Similar footage apparently showing the same group was aired on the Seven Network a fortnight ago.
Immigration Minister Scott Morrison denied the allegations on Wednesday, saying people smugglers had reason to fabricate them to undermine Australia’s border protection policies.
“The Australian government is not going to put up with people sledging the Australian navy with unsubstantiated claims,” Mr Morrison told reporters in Sydney.
“There has been no police investigation in Indonesia.

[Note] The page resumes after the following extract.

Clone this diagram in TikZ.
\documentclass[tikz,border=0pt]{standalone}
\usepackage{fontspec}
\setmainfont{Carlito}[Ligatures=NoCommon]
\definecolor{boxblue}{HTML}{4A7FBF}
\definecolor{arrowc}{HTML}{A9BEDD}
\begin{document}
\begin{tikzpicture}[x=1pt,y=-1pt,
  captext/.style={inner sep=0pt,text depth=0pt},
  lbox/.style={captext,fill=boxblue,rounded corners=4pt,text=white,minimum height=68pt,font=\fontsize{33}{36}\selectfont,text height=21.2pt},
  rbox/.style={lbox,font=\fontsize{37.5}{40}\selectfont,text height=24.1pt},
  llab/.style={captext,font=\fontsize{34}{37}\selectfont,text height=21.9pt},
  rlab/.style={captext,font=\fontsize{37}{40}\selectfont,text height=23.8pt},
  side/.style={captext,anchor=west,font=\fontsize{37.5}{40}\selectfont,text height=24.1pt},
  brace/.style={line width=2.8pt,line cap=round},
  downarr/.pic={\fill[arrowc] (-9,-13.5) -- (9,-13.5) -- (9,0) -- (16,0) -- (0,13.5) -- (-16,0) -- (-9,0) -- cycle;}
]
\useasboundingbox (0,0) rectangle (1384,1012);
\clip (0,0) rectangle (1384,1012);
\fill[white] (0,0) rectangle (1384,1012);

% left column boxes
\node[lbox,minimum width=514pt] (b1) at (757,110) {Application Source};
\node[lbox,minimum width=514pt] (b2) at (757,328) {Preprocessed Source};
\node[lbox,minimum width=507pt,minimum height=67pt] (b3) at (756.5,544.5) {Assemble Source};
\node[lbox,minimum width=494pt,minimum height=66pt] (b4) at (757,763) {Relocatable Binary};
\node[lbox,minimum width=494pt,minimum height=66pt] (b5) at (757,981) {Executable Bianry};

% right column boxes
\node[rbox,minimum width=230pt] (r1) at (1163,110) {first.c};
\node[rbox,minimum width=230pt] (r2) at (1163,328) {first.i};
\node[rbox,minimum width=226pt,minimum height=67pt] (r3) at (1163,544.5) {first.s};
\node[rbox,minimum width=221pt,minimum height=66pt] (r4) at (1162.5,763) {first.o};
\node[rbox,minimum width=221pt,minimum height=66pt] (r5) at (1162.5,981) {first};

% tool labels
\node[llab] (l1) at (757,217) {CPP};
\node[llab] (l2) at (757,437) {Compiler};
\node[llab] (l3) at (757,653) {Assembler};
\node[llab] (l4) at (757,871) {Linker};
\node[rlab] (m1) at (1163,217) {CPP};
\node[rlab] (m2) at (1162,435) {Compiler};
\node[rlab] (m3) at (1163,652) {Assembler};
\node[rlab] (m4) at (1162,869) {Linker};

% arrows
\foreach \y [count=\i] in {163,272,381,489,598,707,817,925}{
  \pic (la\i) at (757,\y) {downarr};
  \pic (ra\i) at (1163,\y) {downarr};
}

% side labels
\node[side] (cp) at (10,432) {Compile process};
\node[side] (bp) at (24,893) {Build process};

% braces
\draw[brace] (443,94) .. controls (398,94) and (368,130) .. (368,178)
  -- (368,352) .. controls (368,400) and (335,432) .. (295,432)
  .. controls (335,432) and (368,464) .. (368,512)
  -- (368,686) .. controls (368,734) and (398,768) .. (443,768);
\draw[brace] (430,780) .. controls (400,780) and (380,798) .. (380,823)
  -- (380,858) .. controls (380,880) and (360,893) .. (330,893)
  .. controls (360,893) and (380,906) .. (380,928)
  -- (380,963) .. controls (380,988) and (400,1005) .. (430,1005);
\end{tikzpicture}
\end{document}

There has been nothing of that sort.
“These are claims that have been made which the Australian government believes … have no foundation,” he said.
However Okto George Riwu, a spokesman for Indonesia’s East Nusa Tenggara provincial police, says officers are looking into the allegations.
“We have no back-up evidence yet that they (the asylum seekers) have been abused,” he told AAP.
Police would begin the probe by searching for the boat crew, who had fled, he said.
“At the moment, we can only do humanitarian help, treating their conditions,” he said.
Navy chief Vice Admiral Ray Griggs took to Twitter to dispute the claims of mistreatment by navy personnel.
“Based on everything I know there is no basis to these allegations – none,” he tweeted.
And acting defence chief Air Marshal Mark Binskin said the safety of life was the paramount consideration during border protection operations at sea.
“I have every confidence in the dedication of our people and their ethical approach to the conduct of operations in difficult and often dangerous conditions,” he said in a statement.
“We are committed to safely executing the lawful direction of government.”
Indonesian MP Tantowi Yahya wants an Australian government investigation and awaits further information.
“But if it is true then the government of Australia has clearly violated human rights of the asylum seekers,” he told the ABC.
Opposition Leader Bill Shorten said the mistreatment reports were concerning but he praised the “extremely tough job” of navy and Customs personnel.
Meanwhile, Customs and Defence have released the terms of reference for an internal review investigating the entry of Australian vessels into Indonesian waters as part of Operation Sovereign Borders.
Mr Yahya refused to accept that the crafts had strayed unintentionally.
“The crew are very trained, plus they are equipped with very sophisticated equipment, so we cannot accept any reasons that they cross other country’s territory unintentionally,” he told the ABC.
He reiterated his views that the coalition’s policy of turning back boats to Indonesia would continue to create tensions between the two countries.